Militer demokrasi özlemcilerinin, sahip oldukları güç merkezlerini kaybetmemek adına örtülü ya da açık olarak verdikleri mücadele ortadadır. Bu bağlamda, yaklaşan Cumhurbaşkanlığı seçimlerinde siyasal iktidara karşı oluşturulan "red cephesi"ni genişletmek için sık sık milliyetçi söylemlere de yer ve-rilmesi kaçınılmaz görünüyor. Doğrudan doğruya halk iradesine karşı yürütülen bu yapılanmada, milliyetçilik gibi ulvi bir değerin çarpık siyasete kurban edilmesi kabul edilemez bir durumdur. Asıl şaşırtıcı olan, milliyetçiliğin pozitif niteliklerinden sapma çabaları karşısında, "milliyetçi" oldukları şüphe götürmeyen entelektüellerin inanılmaz suskunluğudur.

MİLİTARİZMİ REDDEDEBİLEN MİLLİYETÇİLİK MÜMKÜN MÜ

Mitoloji, efsane ve hamasetten beslenen bir milliyetçilik, umut taciri siyasetçilerin dışında kimsenin derdine bir çare olamaz. Milliyetçilik kendi içine kıvrılmış, kapalı bir sistem değildir. Pozitif milliyetçilikte reel hedef, ülkeyi kalkındırmak, çağdaş uygarlık düzeyini yakalamak ve böylece bireylerin yaşama kalitesini yükseltmektir. Üzücü olan şudur ki, 35-40 yıllık bir süreçte, milliyetçi düşünceye yeni açılımlar kazandıracak bir Erol Güngör gibi fikir adamının yokluğu, son günlerde lümpenlikten beslenen bir milliyetçilik anlayışının hayat bulmasında en büyük etkendir. Görsel ve yazılı basında vizyonsuz, çapsız, çatışmacı, militarist karakterleri ve fakat aynı zamanda milli değerlere sık sık vurgu yapan hayal kahramanlarının artışı başka nasıl açıklanabilir?

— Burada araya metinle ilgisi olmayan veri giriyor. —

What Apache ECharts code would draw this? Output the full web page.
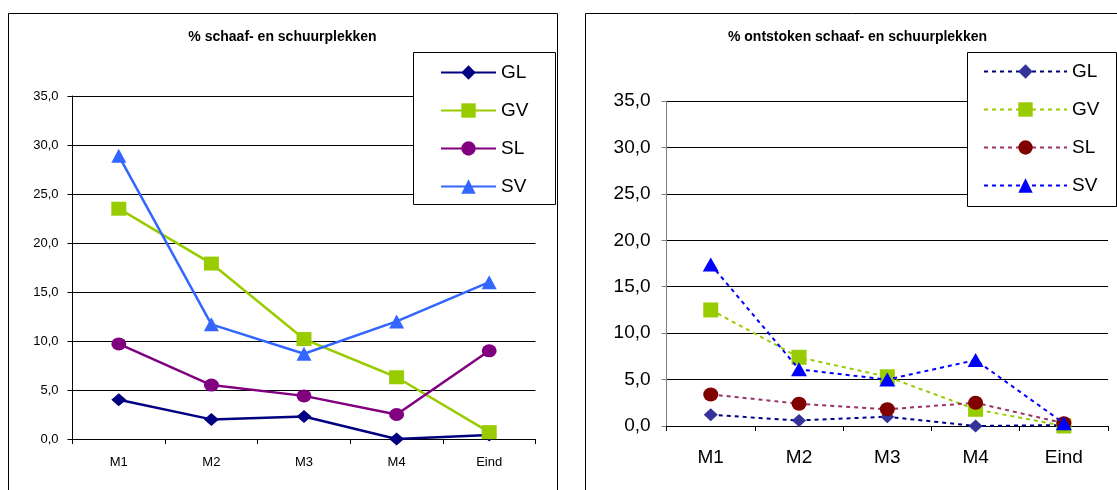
<!DOCTYPE html>
<html><head><meta charset="utf-8">
<script src="https://cdn.jsdelivr.net/npm/echarts@6/dist/echarts.min.js"></script>
<style>
html,body{margin:0;padding:0;background:#fff;width:1117px;height:490px;overflow:hidden}
#a{position:absolute;left:0;top:0;width:571px;height:490px}
#b{position:absolute;left:571px;top:0;width:546px;height:490px}
</style>
</head><body><div id="a"></div><div id="b"></div>
<script>
// ---- data ----
const categories = ['M1', 'M2', 'M3', 'M4', 'Eind'];
const seriesNames = ['GL', 'GV', 'SL', 'SV'];
const yTicks = [0, 5, 10, 15, 20, 25, 30, 35];
const leftTitle = '% schaaf- en schuurplekken';
const rightTitle = '% ontstoken schaaf- en schuurplekken';

const leftGL = [4.0, 2.0, 2.3, 0.0, 0.4];
const leftGV = [23.5, 17.9, 10.2, 6.3, 0.7];
const leftSL = [9.7, 5.5, 4.4, 2.5, 9.0];
const leftSV = [28.9, 11.7, 8.7, 12.0, 16.0];

const rightGL = [1.2, 0.6, 1.0, 0.0, 0.1];
const rightGV = [12.5, 7.4, 5.3, 1.8, 0.0];
const rightSL = [3.4, 2.4, 1.8, 2.5, 0.3];
const rightSV = [17.4, 6.1, 5.0, 7.1, 0.3];

// ---- styling ----
const FONT = "'Liberation Sans', Arial, sans-serif";
const fmt = v => v.toFixed(1).replace('.', ',');

function build(cfg) {
  const series = cfg.data.map((d, i) => {
    const s = cfg.styles[i];
    return {
      name: seriesNames[i], type: 'line', data: d,
      symbol: s.symbol, symbolSize: s.size,
      itemStyle: { color: s.marker, borderWidth: 0 },
      lineStyle: { color: s.line, width: cfg.lineWidth, type: cfg.lineType },
      emphasis: { disabled: true }, animation: false, z: 2 + i
    };
  });
  return {
    animation: false,
    grid: { left: cfg.grid.left, top: cfg.grid.top, width: cfg.grid.width, height: cfg.grid.height, containLabel: false },
    xAxis: {
      type: 'category', data: categories, boundaryGap: true,
      axisLine: { show: true, lineStyle: { color: cfg.xAxisColor, width: 1 } },
      axisTick: { show: true, length: 5, lineStyle: { color: cfg.xAxisColor } },
      axisLabel: { color: '#000', fontFamily: FONT, fontSize: cfg.fontSize, margin: cfg.xMargin },
      splitLine: { show: false }
    },
    yAxis: {
      type: 'value', min: yTicks[0], max: yTicks[yTicks.length - 1], interval: yTicks[1] - yTicks[0],
      axisLine: { show: true, lineStyle: { color: cfg.yAxisColor, width: 1 } },
      axisTick: { show: true, length: 5, lineStyle: { color: cfg.yAxisColor } },
      axisLabel: { color: '#000', fontFamily: FONT, fontSize: cfg.fontSize, margin: cfg.yMargin, formatter: fmt },
      splitLine: { show: true, lineStyle: { color: '#000', width: 1 } }
    },
    legend: {
      orient: 'vertical', left: cfg.legend.left, top: cfg.legend.top,
      itemWidth: cfg.legend.itemWidth, itemHeight: 18, itemGap: cfg.legend.gap,
      padding: 0, selectedMode: false,
      textStyle: { color: '#000', fontFamily: FONT, fontSize: 19 },
      data: seriesNames
    },
    graphic: [
      { type: 'rect', z: 0, silent: true,
        shape: { x: cfg.box.x + 0.5, y: cfg.box.y + 0.5, width: cfg.box.w, height: cfg.box.h },
        style: { fill: null, stroke: '#000', lineWidth: 1 } },
      { type: 'rect', z: 3, zlevel: 0, silent: true,
        shape: { x: cfg.lbox.x + 0.5, y: cfg.lbox.y + 0.5, width: cfg.lbox.w, height: cfg.lbox.h },
        style: { fill: '#fff', stroke: '#000', lineWidth: 1 } },
      { type: 'text', z: 5, silent: true, x: cfg.title.x, y: cfg.title.y,
        style: { text: cfg.title.text, fill: '#000', font: 'bold 14px ' + FONT, textAlign: 'center', textVerticalAlign: 'middle' } }
    ],
    series: series
  };
}

const leftCfg = {
  data: [leftGL, leftGV, leftSL, leftSV],
  styles: [
    { symbol: 'diamond', size: [15, 13], marker: '#000080', line: '#000080' },
    { symbol: 'rect', size: [15, 14], marker: '#99CC00', line: '#99CC00' },
    { symbol: 'circle', size: [15, 13], marker: '#800080', line: '#800080' },
    { symbol: 'triangle', size: [15, 14], marker: '#3366FF', line: '#3366FF' }
  ],
  lineWidth: 2.5, lineType: 'solid',
  grid: { left: 72.5, top: 96, width: 463, height: 343 },
  xAxisColor: '#000', yAxisColor: '#000',
  fontSize: 13, xMargin: 17, yMargin: 14,
  legend: { left: 440, top: 63, itemWidth: 55, gap: 19 },
  box: { x: 8, y: 13, w: 549, h: 500 },
  lbox: { x: 413, y: 52, w: 142, h: 152 },
  title: { x: 282.5, y: 37, text: leftTitle }
};

const rightCfg = {
  data: [rightGL, rightGV, rightSL, rightSV],
  styles: [
    { symbol: 'diamond', size: [14, 13], marker: '#333399', line: '#000080' },
    { symbol: 'rect', size: [15, 15], marker: '#99CC00', line: '#99CC00' },
    { symbol: 'circle', size: [15, 14], marker: '#800000', line: '#993366' },
    { symbol: 'triangle', size: [16, 14], marker: '#0000FF', line: '#0000FF' }
  ],
  lineWidth: 2, lineType: [4, 4],
  grid: { left: 95.6, top: 101, width: 441.4, height: 325 },
  xAxisColor: '#000', yAxisColor: '#808080',
  fontSize: 19, xMargin: 22, yMargin: 16,
  legend: { left: 412, top: 62, itemWidth: 83, gap: 19 },
  box: { x: 14, y: 13, w: 560, h: 500 },
  lbox: { x: 396, y: 52, w: 149, h: 154 },
  title: { x: 286.5, y: 37, text: rightTitle }
};

echarts.init(document.getElementById('a'), null, { renderer: 'canvas' }).setOption(build(leftCfg));
echarts.init(document.getElementById('b'), null, { renderer: 'canvas' }).setOption(build(rightCfg));
</script>
</body></html>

Milliyetçiliğin kavruklaştırılmasına, militarizm ile ilişkilendirilmesine karşı çıkmak en başta milliyetçilerin görevi olmalı. Milletin demokratik kararları hiçe sayılarak, otoriter devletin çıkarlarını pekiştirmeye yönelik olarak kurgulanan ve mevcut statüko ile tam uyumlu bir paradigmayı, milliyetçilik olarak takdim etmenin ne anlamı vardır ki. "Daha çok nasıl üreteceğiz, nasıl satacağız ve dünya yaşama indeksinde ülkemizin 92.'likten ilk sıralara nasıl taşıyacağız" sorularına cevap aramayan bir milliyetçilik konsepti, elbette ki hamasetin dışında hiçbir şey üretemez.

Ve düşüncelerinden dolayı bir canın alınması hiç bir hamasete sığmaz.